QuEra-Roadrunner $4M quantum testbed targets DOE benchmarks Q4 2026
QuEra + Roadrunner ignite a $4M neutral-atom quantum testbed in Albuquerque, packing 200G RDMA links, 42U racks & POTC optics to push ≤100-qubit arrays toward DOE benchmarks. First traps fire up Q4 2026—will this pint-sized powerhouse outrun giant labs?
QuEra Computing and Roadrunner Venture Studios flipped the switch on a 4 000 000 USD “Quantum Lab & Photonics-Optics Testing Center” in Albuquerque on 2 Feb 2026. The budget is tiny next to the 3 B USD regional quantum envelope, yet the hardware list is specific: 42-U racks wired for 200 Gbps RDMA, <10⁻¹⁰ Torr vacuum chambers, 100 W of tunable laser power across 450-780 nm, and two-stage optical-tweezer arrays spaced ≤10 µm. The goal is to trap and gate neutral rubidium atoms at 99 % fidelity with sub-microsecond timing—benchmarks that matter for DOE’s emerging quantum-LINPACK yardstick.
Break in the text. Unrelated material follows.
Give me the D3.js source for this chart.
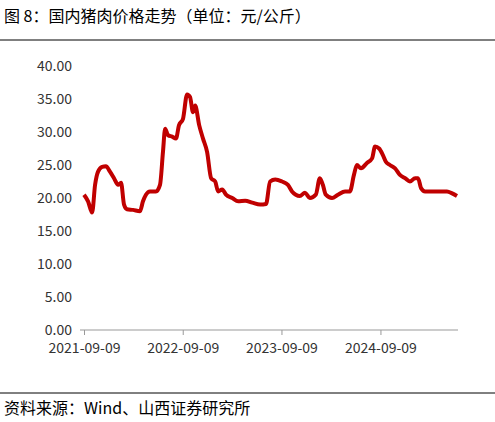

Why Standardized Racks Matter for Atomic Qubits
Each rack delivers 48 VDC and 120 VAC to off-the-shelf control electronics, eliminating the one-off wiring chaos that has slowed earlier university testbeds. InfiniBand HDR switches expose RDMA, so classical GPUs can reshape 2-ns laser pulses in real time while the same fabric streams 10 GB/s of atom-fluorescence data to storage. Co-locating photonics tables inside the same vibration-isolated hall shrinks the fiber run between tweezers and detectors to <5 m, cutting phase noise by 6 dB compared with multi-room setups.
How 100 Qubits Fits into the Exascale Roadmap
The first trap generation will hold 10-20 qubits—below Google’s Sycamore scale but large enough to run a Variational-Quantum-Eigensolver (VQE) on a 12-electron molecule. Roadmap slides target 50-100 qubits by 2028, the threshold where memory-bandwidth, not qubit count, becomes the choke point. The POTC plans to stress-test that bottleneck using GPU-accelerated pulse pipelines attached to the same parallel file-system that Sandia’s Skybridge exascale prototype will use, letting QuEra validate hybrid scheduling before commercial cloud HPC slots open.
Who Competes for Neutral-Atom Talent?
Honeywell’s Quantinuum and Cold-Atom Labs already ship 40-qubit engines, but their control racks are proprietary. QuEra’s open Qiskit/Cirq adapter lowers porting cost for academic users, a direct play for the 15 FTE photonics talent pool fed by University of New Mexico and Sandia. Risk: laser suppliers are down to two domestic vendors capable of 50 W single-frequency amplifiers; any export curb could stall the 2027 scaling step.
Bottom Line
Four million dollars will not buy an exascale quantum computer, yet the Albuquerque blueprint—standard racks, RDMA timing, and an on-site photonics foundry—creates a replicable plug-in for future supercomputing sites. If 99 % gate fidelity survives 24/7 operation this year, DOE can drop the same rack spec into its 2028 “scientifically useful” procurement queue, turning today’s small-budget testbed into tomorrow’s production accelerator.